All broadcasters regard live events as being of extraordinary importance, with previously very high risk of failure. Coverage of the Queen’s funeral and the security associated with the event ruled out the use of live traditional vans and satellite trucks, yet for broadcaster France Télévisions, failure was avoided by using dedicated remote production systems running over the Starlink satellite broadband network.
With wireless communications a necessity, the combination of the TVU One solution from TVU Networks with SpaceX’s satellite connectivity service was deemed vital as the large gatherings of people completely saturate traditional cellular networks, which can lead to dropped calls and unusable live shots, and a battle for bandwidth between broadcasters.
The ability of TVU One to aggregate multiple separate signals into a single redundant stream was said to have freed France Télévisions users from cellular saturation and, said TVU, put an end to instability, the main cause of signal degradation in many live news situations.

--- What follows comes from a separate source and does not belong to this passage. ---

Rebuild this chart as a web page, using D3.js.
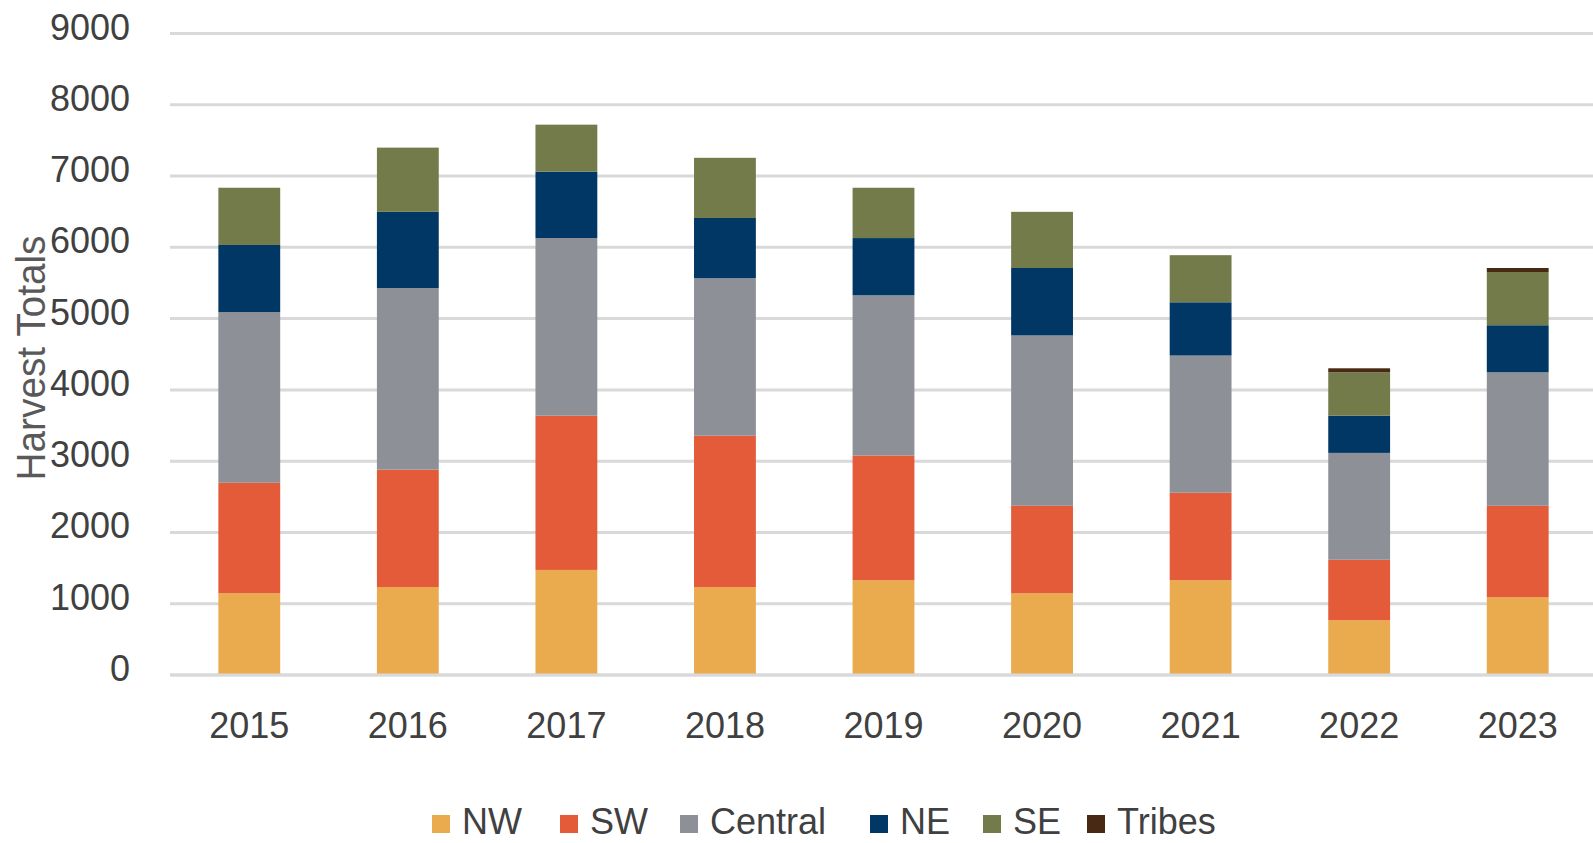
<!DOCTYPE html>
<html>
<head>
<meta charset="utf-8">
<script src="https://cdn.jsdelivr.net/npm/d3@7"></script>
<style>
  html, body { margin: 0; padding: 0; background: #fff; overflow: hidden; }
  svg { display: block; }
  text { font-family: "Liberation Sans", Arial, sans-serif; }
</style>
</head>
<body>
<svg id="chart" width="1593" height="843"></svg>
<script>
// ---- data ----
const years = ["2015", "2016", "2017", "2018", "2019", "2020", "2021", "2022", "2023"];
const seriesNames = ["NW", "SW", "Central", "NE", "SE", "Tribes"];
const NW      = [1146, 1233, 1474, 1233, 1330, 1146, 1330,  768, 1090];
const SW      = [1551, 1648, 2164, 2124, 1750, 1228, 1228,  849, 1284];
const Central = [2394, 2548, 2492, 2210, 2247, 2390, 1924, 1499, 1873];
const NE      = [ 942, 1069,  931,  845,  803,  946,  747,  522,  660];
const SE      = [ 803,  901,  660,  844,  706,  788,  661,  609,  747];
const Tribes  = [   0,    0,    0,    0,    0,    0,    0,   56,   56];
const yTicks  = [0, 1000, 2000, 3000, 4000, 5000, 6000, 7000, 8000, 9000];
const colors  = ["#EAAA4E", "#E35B39", "#8D9097", "#013764", "#737B4B", "#482914"];

// ---- build table ----
const seriesValues = [NW, SW, Central, NE, SE, Tribes];
const table = years.map((y, i) => {
  const row = { year: y };
  seriesNames.forEach((s, j) => row[s] = seriesValues[j][i]);
  return row;
});
const stacked = d3.stack().keys(seriesNames)(table);

const svg = d3.select("#chart");

const x = d3.scaleBand()
  .domain(years)
  .range([170, 1597])
  .paddingInner(0.61)
  .paddingOuter(0.305);

const y = d3.scaleLinear()
  .domain([0, 9000])
  .range([675, 33.5]);

const color = d3.scaleOrdinal().domain(seriesNames).range(colors);

// gridlines
svg.append("g")
  .selectAll("line")
  .data(yTicks)
  .join("line")
  .attr("x1", 170)
  .attr("x2", 1597)
  .attr("y1", d => y(d))
  .attr("y2", d => y(d))
  .attr("stroke", "#D9D9D9")
  .attr("stroke-width", 3);

// bars
svg.append("g")
  .selectAll("g")
  .data(stacked)
  .join("g")
  .attr("fill", d => color(d.key))
  .selectAll("rect")
  .data(d => d)
  .join("rect")
  .attr("x", d => x(d.data.year))
  .attr("width", x.bandwidth())
  .attr("y", d => y(d[1]))
  .attr("height", d => Math.max(0, y(d[0]) - y(d[1])));

// baseline on top
svg.append("line")
  .attr("x1", 170).attr("x2", 1597)
  .attr("y1", y(0)).attr("y2", y(0))
  .attr("stroke", "#D9D9D9").attr("stroke-width", 3);

// y axis labels
const yAxis = d3.axisLeft(y).tickValues(yTicks).tickSize(0).tickPadding(0).tickFormat(d3.format("d"));
const yg = svg.append("g").attr("transform", "translate(130,0)").call(yAxis);
yg.select(".domain").remove();
yg.selectAll("text")
  .attr("font-size", 36)
  .attr("fill", "#404040")
  .attr("font-family", "Liberation Sans, Arial, sans-serif")
  .attr("dy", "0.32em")
  .attr("y", -6);

// x axis labels
const xAxis = d3.axisBottom(x).tickSize(0).tickPadding(0);
const xg = svg.append("g").attr("transform", "translate(0,738)").call(xAxis);
xg.select(".domain").remove();
xg.selectAll("text")
  .attr("font-size", 36)
  .attr("fill", "#404040")
  .attr("font-family", "Liberation Sans, Arial, sans-serif")
  .attr("dy", 0)
  .attr("y", 0);

// y axis title
svg.append("text")
  .attr("transform", "translate(45,358) rotate(-90)")
  .attr("text-anchor", "middle")
  .attr("font-size", 40)
  .attr("fill", "#595959")
  .attr("textLength", 245)
  .attr("lengthAdjust", "spacingAndGlyphs")
  .text("Harvest Totals");

// legend
const legendX = [432, 560, 680, 870, 983, 1087];
const legend = svg.append("g")
  .selectAll("g")
  .data(seriesNames)
  .join("g")
  .attr("transform", (d, i) => `translate(${legendX[i]},0)`);
legend.append("rect")
  .attr("x", 0).attr("y", 815)
  .attr("width", 18).attr("height", 18)
  .attr("fill", d => color(d));
legend.append("text")
  .attr("x", 30).attr("y", 834)
  .attr("font-size", 36)
  .attr("fill", "#404040")
  .text(d => d);
</script>
</body>
</html>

Through its partner Magic Hour, TVU provided transmission packs allowing the routing of signals via Starlink as well as reception servers to increase the traffic needs of the France Télévisions news control room on the day of the funeral. France Télévisions was able to have continuous live broadcasts, control its production costs and cover the event from all editorially relevant locations.
“The TVU Networks/Starlink configuration has brought us to the crossroads of technology and history, creating the certainty of being able to serve our audience without fail and focus on the storytelling,” said Romuald Rat, news production director at France Télévisions. “It is impossible not to be very proud of what we accomplished.”